<<<<

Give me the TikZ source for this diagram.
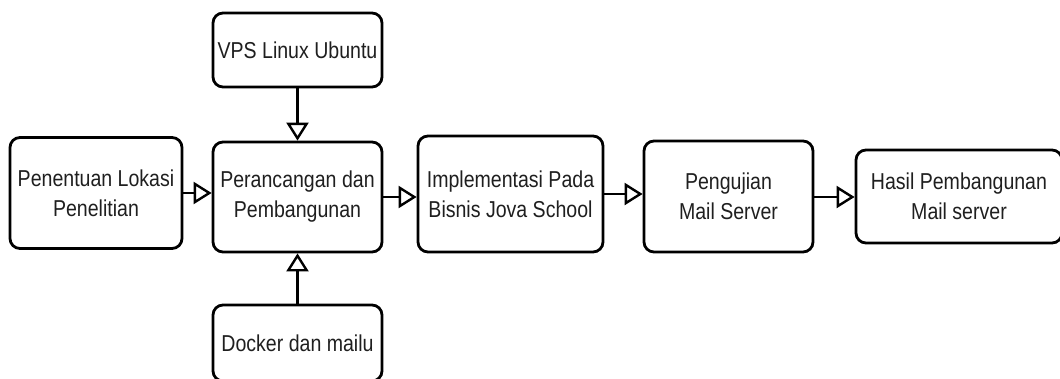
\documentclass[tikz,border=0pt]{standalone}
\usepackage{fontspec}
\setmainfont{Liberation Sans}[FakeStretch=0.85]
\usetikzlibrary{arrows.meta}
\begin{document}
\begin{tikzpicture}[x=1pt,y=-1pt,
  box/.style={draw=black, line width=2.8pt, rounded corners=10pt, align=center,
    font=\fontsize{23}{30}\selectfont, text=black!88, inner sep=0pt},
  arr/.style={draw=black, line width=2.6pt,
    -{Triangle[open, length=18pt, width=22pt, line width=2.4pt]}}]
\clip (0,0) rectangle (1060,378);
\fill[white] (0,0) rectangle (1060,378);
\node[box, minimum width=172pt, minimum height=111pt] (b1) at (96,193) {Penentuan Lokasi\\Penelitian};
\node[box, minimum width=169pt, minimum height=110pt] (b2) at (297.5,197) {Perancangan dan\\Pembangunan};
\node[box, minimum width=169pt, minimum height=74pt] (vps) at (297.5,50) {VPS Linux Ubuntu};
\node[box, minimum width=169pt, minimum height=76pt] (dock) at (297.5,343) {Docker dan mailu};
\node[box, minimum width=185pt, minimum height=116pt] (b3) at (510.5,194) {Implementasi Pada\\Bisnis Jova School};
\node[box, minimum width=169pt, minimum height=111pt] (b4) at (728.5,196.5) {Pengujian\\Mail Server};
\node[box, minimum width=206pt, minimum height=93pt] (b5) at (959,196.5) {Hasil Pembangunan\\Mail server};
\draw[arr] (b1.east |- 0,193) -- (b2.west |- 0,193);
\draw[arr] (b2.east |- 0,197) -- (b3.west |- 0,197);
\draw[arr] (b3.east |- 0,194) -- (b4.west |- 0,194);
\draw[arr] (b4.east |- 0,197) -- (b5.west |- 0,197);
\draw[arr] (vps) -- (b2);
\draw[arr] (dock) -- (b2);
\end{tikzpicture}
\end{document}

>>>>

■ WHAT IS EXPECTED
All of the lines above should be printed exactly, minus the pictures.

■ WORKED ANSWER
Give me the TikZ source for this diagram.
\documentclass[tikz,border=0pt]{standalone}
\usepackage{fontspec}
\setmainfont{Liberation Sans}[FakeStretch=0.85]
\usetikzlibrary{arrows.meta}
\begin{document}
\begin{tikzpicture}[x=1pt,y=-1pt,
  box/.style={draw=black, line width=2.8pt, rounded corners=10pt, align=center,
    font=\fontsize{23}{30}\selectfont, text=black!88, inner sep=0pt},
  arr/.style={draw=black, line width=2.6pt,
    -{Triangle[open, length=18pt, width=22pt, line width=2.4pt]}}]
\clip (0,0) rectangle (1060,378);
\fill[white] (0,0) rectangle (1060,378);
\node[box, minimum width=172pt, minimum height=111pt] (b1) at (96,193) {Penentuan Lokasi\\Penelitian};
\node[box, minimum width=169pt, minimum height=110pt] (b2) at (297.5,197) {Perancangan dan\\Pembangunan};
\node[box, minimum width=169pt, minimum height=74pt] (vps) at (297.5,50) {VPS Linux Ubuntu};
\node[box, minimum width=169pt, minimum height=76pt] (dock) at (297.5,343) {Docker dan mailu};
\node[box, minimum width=185pt, minimum height=116pt] (b3) at (510.5,194) {Implementasi Pada\\Bisnis Jova School};
\node[box, minimum width=169pt, minimum height=111pt] (b4) at (728.5,196.5) {Pengujian\\Mail Server};
\node[box, minimum width=206pt, minimum height=93pt] (b5) at (959,196.5) {Hasil Pembangunan\\Mail server};
\draw[arr] (b1.east |- 0,193) -- (b2.west |- 0,193);
\draw[arr] (b2.east |- 0,197) -- (b3.west |- 0,197);
\draw[arr] (b3.east |- 0,194) -- (b4.west |- 0,194);
\draw[arr] (b4.east |- 0,197) -- (b5.west |- 0,197);
\draw[arr] (vps) -- (b2);
\draw[arr] (dock) -- (b2);
\end{tikzpicture}
\end{document}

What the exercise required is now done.